You’ll have to speak up I can hardly hear you
If it happened every time, sure. Really though, I assure you that this isn’t the case. It happens, but this probably happens with one or two people. Most people I know keep their batteries charged, don’t turn off their phones at all, and if they don’t answer because it isn’t convienent, they call back pretty quick.
Ha! I can see this.
I often drive with my earpiece in my ear, and there is one good thing about this and one bad(ish). The good is that I can sing along in my car and people think I am talking on my phone. The bad (could be good though, sometimes) is that when somebody cuts me off and I comment on it, it looks like I am just talking in my earpiece.
I actually think it has been a whole since someone I have been to a movie where someone insisted on talking on their cell phone.
I used to live in a suburb of Orlando where everybody and their cousin worked in construction and the building trades. Everybody had a Nextel phone grafted to thier hips, and you couldn’t go more than a few minutes without hearing something like …
BRAAAAP! grah brah garr barr fucking drywall arrr baa graa rough-in plumbing beeee la da garrr goddamn grading inspection braa darrr gdarrrr shit gagarrrr aaaag arrrrr rent a Bobcat ladarrrrr gaaaa arrr Dale Earnhardt druarrrr BRAAAAAP!

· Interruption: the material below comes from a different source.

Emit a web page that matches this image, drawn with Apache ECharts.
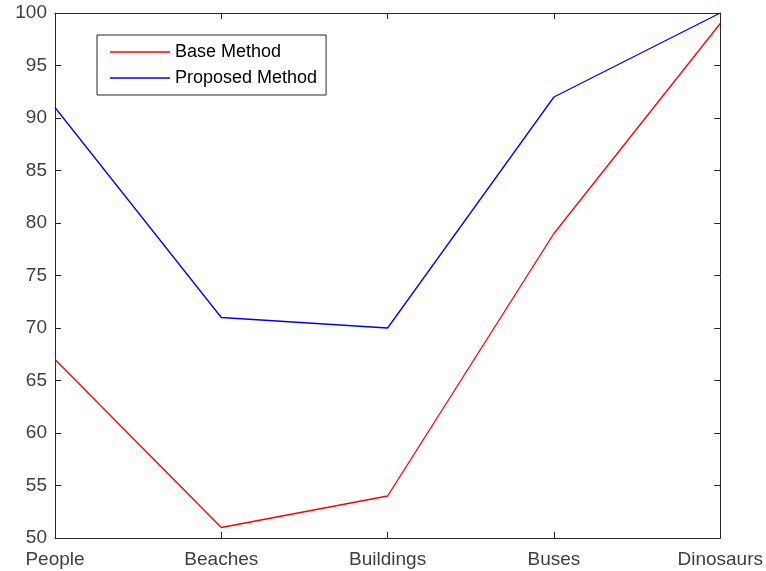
<!DOCTYPE html>
<html><head><meta charset="utf-8">
<script src="https://cdn.jsdelivr.net/npm/echarts@6/dist/echarts.min.js"></script>
<style>html,body{margin:0;padding:0;background:#fff}#c{width:766px;height:571px}</style>
</head><body><div id="c"></div>
<script>
var categories = ["People", "Beaches", "Buildings", "Buses", "Dinosaurs"];
var baseMethod = [67, 51, 54, 79, 99];
var proposedMethod = [91, 71, 70, 92, 100];
var seriesNames = ["Base Method", "Proposed Method"];

var axisColor = '#262626';
var labelColor = '#404040';
var font = 'Liberation Sans, Arial, sans-serif';
var chart = echarts.init(document.getElementById('c'));
chart.setOption({
  backgroundColor: '#fff',
  animation: false,
  grid: {left: 55, right: 43, top: 13, bottom: 33, containLabel: false},
  legend: {
    orient: 'vertical', left: 97, top: 35,
    data: seriesNames.map(function (n) { return {name: n, icon: 'rect'}; }),
    itemWidth: 60, itemHeight: 1.5, itemGap: 8,
    padding: [8, 9, 8, 13],
    borderColor: '#262626', borderWidth: 1, borderRadius: 0,
    backgroundColor: '#fff',
    textStyle: {fontFamily: font, fontSize: 18, color: '#000', lineHeight: 18}
  },
  xAxis: [{
    type: 'category', data: categories, boundaryGap: false,
    axisLine: {lineStyle: {color: axisColor}},
    axisTick: {inside: true, length: 6, lineStyle: {color: axisColor}},
    axisLabel: {fontFamily: font, fontSize: 19, color: labelColor, margin: 12},
    splitLine: {show: false}
  }, {
    type: 'category', data: categories, boundaryGap: false, position: 'top',
    axisLine: {lineStyle: {color: axisColor}},
    axisTick: {inside: true, length: 6, lineStyle: {color: axisColor}},
    axisLabel: {show: false}, splitLine: {show: false}
  }],
  yAxis: [{
    type: 'value', min: 50, max: 100, interval: 5,
    axisLine: {show: true, lineStyle: {color: axisColor}},
    axisTick: {show: true, inside: true, length: 6, lineStyle: {color: axisColor}},
    axisLabel: {fontFamily: font, fontSize: 19, color: labelColor, margin: 8, padding: [7, 0, 0, 0]},
    splitLine: {show: false}
  }, {
    type: 'value', min: 50, max: 100, interval: 5, position: 'right',
    axisLine: {show: true, lineStyle: {color: axisColor}},
    axisTick: {show: true, inside: true, length: 6, lineStyle: {color: axisColor}},
    axisLabel: {show: false}, splitLine: {show: false}
  }],
  series: [{
    name: seriesNames[0], type: 'line', data: baseMethod, symbol: 'none',
    lineStyle: {color: '#ff0000', width: 1.3}, itemStyle: {color: '#ff0000'}
  }, {
    name: seriesNames[1], type: 'line', data: proposedMethod, symbol: 'none',
    lineStyle: {color: '#0000ff', width: 1.3}, itemStyle: {color: '#0000ff'}
  }]
});
</script></body></html>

Thing was, since EVERYBODY had a Nextel phone, such interruptions were tolerated everywhere; restaurants, movie theaters, bookstores, you name it.
One memorable time, at a restaurant in my neighborhood, a Nextel beeped and sounded off the following …
BRAAAAP! Nr nr nr nr nr nr nr nr nr nr nr nr nr nr nr nr nr nr BRAAAAP!
Yup. Just some guy with a grizzled-sounding voice repeating the n-word. Good times. :rolleyes:
The chatterbox cell-addicted popular girls and soccer moms I encounter in the Cleveburg suburbs seems like blissful silence in comparison.
Well true, I don’t think that people should be calling their SOs from the train to hash out their latest argument in front of an audience, but in this particular case he wasn’t the one who made the call. One of his sisters called him, and he answered it while we waited alone at the bus stop, no sign of a bus in sight at the moment and we didn’t know when it was due to arrive.
I did understand the woman’s point, but I didn’t really dislike her until - after my husband had apologized, toned down and was being quite soft, mind you - she continued on a short soliloquy of bitching quite audibly about people’s manners these days, stupid cell phones, etc., etc. The bus crowd consisted of the driver, her, my husband, and I. So now she was ranting on and beginning to disturb the other people on the bus.
I didn’t elaborate earlier because I was on my way out the door and wasn’t sure it was needed. I never talk on my cell phone in public unless it’s short, to the point, non-dramatic, and I try to keep my voice down/duck my head into the window/move to the vestibule.
My husband’s family also treat his cell phone and his work schedule very casually. It doesn’t help that most of them have far different work schedules than he does or don’t work, but I don’t think it’s that hard to remember that he works from early morning until some random time in the evening, 6 days a week, and that he isn’t really supposed to use his cell at work unless on break. So optimistic as he can be, he assumes that daytime calls on his cell are always super-important. Instead he typically gets random crap that could have waited until the evening, even though he tells them to just leave a message on our home line the next time, and says he has to hang up. Now that his parents are both in somewhat poor health, he always fears what the call might be about if he doesn’t answer.
So, boo to people who think that having a cell phone is an excuse to call that person and chat during work hours.
What do you mean ‘will be’? Welcome to the Bluetooth Headset age. It’s more fun when people are holding more than one conversation at once.
Oh, my husband saw something like this; I’ve forgotten some of the details but will recap best I can. A woman in our town was driving along, cell in one hand, froofy little dog on her lap, coffee in the other hand. Probably steering with her knees, at that point, or making occasional adjustments with the coffee-holding hand. Anyway, the car in front of her had to stop suddenly for some unknown reason, and of course she was following closely enough, and was distracted enough, that this was a panic moment. She braked abruptly but not in enough time to avoid a fender-bender; the braking plus accident was enough to send her cell phone (a Razr, my husband noted) flying out the open window and shattering on the pavement, the coffee apparently splashing somewhere inside the car, and the little dog out of her lap and into the angle formed by the windshield and the dashboard. He was fairly certain that, unfortunately, the dog was probably injured, judging by the yelping. I noted that it was a good thing the impact wasn’t enough to deploy the air bag, or else the little dog might’ve been splattered across the woman.
It’s called sidetone, and there is no reason it can’t be done, and many phones do. The handset needs to generate it locally. There is enough delay that if it were done as in a landline system, you would have an echo effect like the old transatlantic calls used to, which is very distracting.